Бенефициары в целом понятны. Политика доступа к телу главного оператора ручного управления неизбежно порождает тягу к устранению конкуренции и злоупотреблению искусственным монополизмом. В том числе на рынке производства знания. До сих пор авторы реформы академии скрыты, как охраняемые государством свидетели, разве что без изменения внешности, хотя для профессии они не секрет с самого начала.
Что такое «экономика племянников», «друзей» и прочих, также давно известно. При желании можно получить и «науку друзей» — или как минимум «академию неравноудаленных». Раньше «бросали» на отрасль из партноменклатуры — теперь из лояльного окружения.
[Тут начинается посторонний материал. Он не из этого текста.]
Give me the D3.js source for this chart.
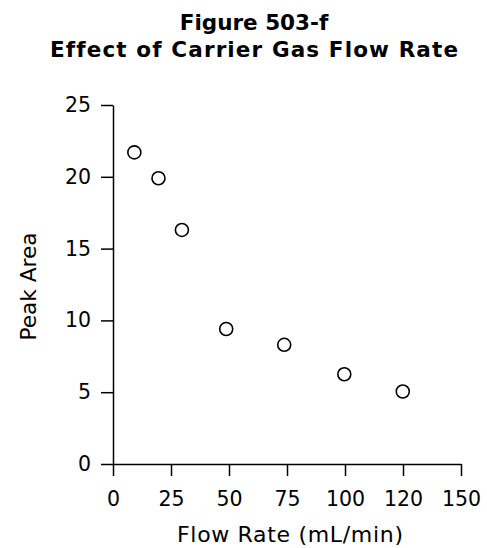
<!DOCTYPE html>
<html>
<head>
<meta charset="utf-8">
<script src="https://cdn.jsdelivr.net/npm/d3@7"></script>
<style>
  html, body { margin: 0; padding: 0; background: #fff; }
  svg { display: block; }
  text { font-family: "DejaVu Sans", sans-serif; fill: #000; font-variant-ligatures: none; font-feature-settings: "liga" 0; }
</style>
</head>
<body>
<svg id="chart" width="487" height="548"></svg>
<script>
// Data
const flowRate = [9.2, 19.6, 29.7, 48.8, 73.8, 99.7, 124.9];
const peakArea = [21.7, 19.9, 16.3, 9.4, 8.3, 6.25, 5.05];
const xTickValues = [0, 25, 50, 75, 100, 125, 150];
const xTickLabels = ["0", "25", "50", "75", "100", "120", "150"];
const yTickValues = [0, 5, 10, 15, 20, 25];
const titleLines = ["Figure 503-f", "Effect of Carrier Gas Flow Rate"];
const xTitle = "Flow Rate (mL/min)";
const yTitle = "Peak Area";

const svg = d3.select("#chart");
const margin = { left: 113, right: 26, top: 105, bottom: 84 };
const W = 487, H = 548;

const x = d3.scaleLinear().domain([0, 150]).range([margin.left, W - margin.right]);
const y = d3.scaleLinear().domain([0, 25]).range([H - margin.bottom, margin.top]);

// Title
const title = svg.append("text")
  .attr("text-anchor", "middle")
  .style("font-weight", "bold")
  .style("font-size", "21.5px");
title.selectAll("tspan").data(titleLines).join("tspan")
  .attr("x", 254)
  .attr("y", (d, i) => 30 + i * 27)
  .text(d => d);
title.selectAll("tspan").filter((d, i) => i === 1)
  .attr("textLength", 408)
  .attr("lengthAdjust", "spacing");

// X axis
const xAxis = d3.axisBottom(x)
  .tickValues(xTickValues)
  .tickFormat((d, i) => xTickLabels[i])
  .tickSize(12)
  .tickSizeOuter(0)
  .tickPadding(15);
const gx = svg.append("g")
  .attr("transform", `translate(0,${y(0)})`)
  .call(xAxis);

// Y axis
const yAxis = d3.axisLeft(y)
  .tickValues(yTickValues)
  .tickSize(12)
  .tickSizeOuter(0)
  .tickPadding(10);
const gy = svg.append("g")
  .attr("transform", `translate(${x(0)},0)`)
  .call(yAxis);

[gx, gy].forEach(g => {
  g.selectAll("path.domain").attr("stroke", "#000").attr("stroke-width", 1.5);
  g.selectAll(".tick line").attr("stroke", "#000").attr("stroke-width", 1.5);
  g.selectAll(".tick text")
    .style("font-family", '"DejaVu Sans", sans-serif')
    .style("font-size", "20.5px")
    .attr("fill", "#000");
});

// Axis titles
svg.append("text")
  .attr("x", (x(0) + x(150)) / 2 + 3)
  .attr("y", 542)
  .attr("text-anchor", "middle")
  .attr("textLength", 226)
  .attr("lengthAdjust", "spacing")
  .style("font-size", "22px")
  .text(xTitle);

svg.append("text")
  .attr("transform", `translate(36,${(y(0) + y(25)) / 2 + 2}) rotate(-90)`)
  .attr("text-anchor", "middle")
  .attr("textLength", 108)
  .attr("lengthAdjust", "spacingAndGlyphs")
  .style("font-size", "22px")
  .text(yTitle);

// Points
svg.append("g").selectAll("circle")
  .data(flowRate.map((f, i) => [f, peakArea[i]]))
  .join("circle")
  .attr("cx", d => x(d[0]))
  .attr("cy", d => y(d[1]))
  .attr("r", 6.5)
  .attr("fill", "none")
  .attr("stroke", "#000")
  .attr("stroke-width", 1.6);
</script>
</body>
</html>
Здесь персонализм намного опережает руководящую и направляющую. В новых стратегиях развития дружно пишут о главенствующей роли системного доверия в экономике. «Наука друзей» неизбежно породит системное недоверие и взаимное неуважение в отрасли, что приведет к еще большему упадку.
Первую стадию погрома в РАН объясняли соблазном собственности. Теперь мало что осталось. Значит, на кону символический ресурс, что тоже немало. Руководить «своей» академией приятно, даже если она ради этого разграблена и опущена. Это, примерно как Исаакий для РПЦ, символический и монументальный капитал которого не сравним с доходами от посетителей, тем более в масштабе церкви.
Однако все это капитал малоликвидный и очень ненадежный. При сколько-нибудь серьезной перетряске он оборачивается лишним грузом позорных, а то и вовсе криминальных деяний. Награда становится уликой. Власти, озадаченной проблемой «учебника истории», такой багаж ни к чему.